Table 2. Maximal approximation errors given by BPs, SBPs, and SSBPs.

	n	50	100	400	1000	3000	5000	7000
$f_2$	BP	0.2860	0.1659	0.0469	0.0193	0.0065	0.0039	0.0021
	SBP	2.4255	1.8618	1.0705	1.0248	0.2801	0.2673	0.0239
	SSBP	0.7121	0.4584	0.1828	0.0561	0.0221	0.0212	0.0187

Figure 3. Pointwise approximation errors (to $f_2$) given by BPs, SBPs, and SSBPs in one trial.

In Figure 4, the horizontal axes represent the polynomial degrees for SBPs and SSBPs, while the vertical axes represent the probabilities of certain events occurring. Here, the specific event is defined as the approximation error exceeding 0.5. The probability of the error exceeding 0.5 decreases exponentially as n increases for SSBPs. In contrast, the probability associated with SBPs does not decay as rapidly.

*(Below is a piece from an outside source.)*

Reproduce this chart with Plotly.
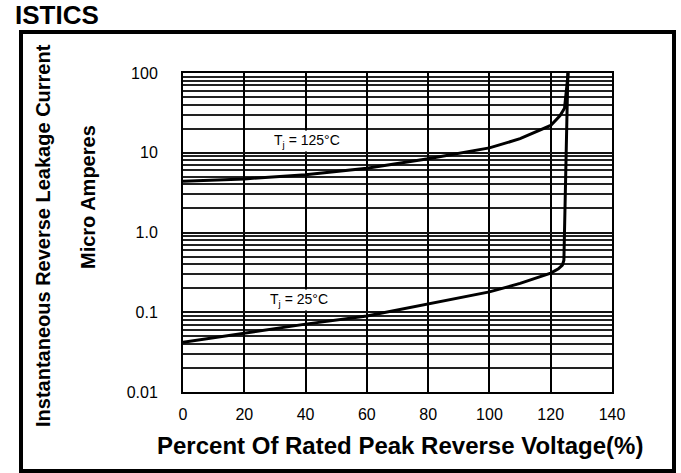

This indicates that SBPs are not as effective in approximating functions with large curvature variations, and their performance degrades further as the standard deviation of the normal density function increases.

Figure 4. $f_2$: Simulations of probabilistic convergence of SBPs and SSBPs in 1000 trials.

Thus, we can observe that SSBPs are well-suited for approximating functions with large curvature changes, as the error remains manageable. From the comparison of these two very different functions—the uniform distribution and the normal density function—it becomes evident that SSBPs can handle noisy data effectively while providing approximation results comparable to classical BPs. Therefore, we conclude that SSBPs are highly reliable for these types of approximations.

6. Conclusions

This paper demonstrates the exponential convergence of SSBPs under the $L_p$ ($1\le p\le \infty$) norm. Theoretical analysis shows that the ${\omega }_2$-error bound of SSBPs is comparable to that of classical BPs and significantly outperforms the SBPs, while maintaining an $\mathcal{O}(N)$ computational complexity. It is worth mentioning that we establish probabilistic convergence rates for the general $L_p$ norm (Theorem 3), with explicit dependence on the parameter p. However, the numerical experiments in this study exclusively validate the $L_{\infty }$ and exponential convergence. While $L_{\infty }$ control provides a theoretical upper bound for $L_p$ errors, the actual convergence behavior for finite p values may exhibit distinct characteristics. Although the current study is limited to the univariate case, these findings provide new research directions for the field of stochastic computation, particularly in the extension to multivariate cases and the optimization of computational complexity, which are of significant exploratory value.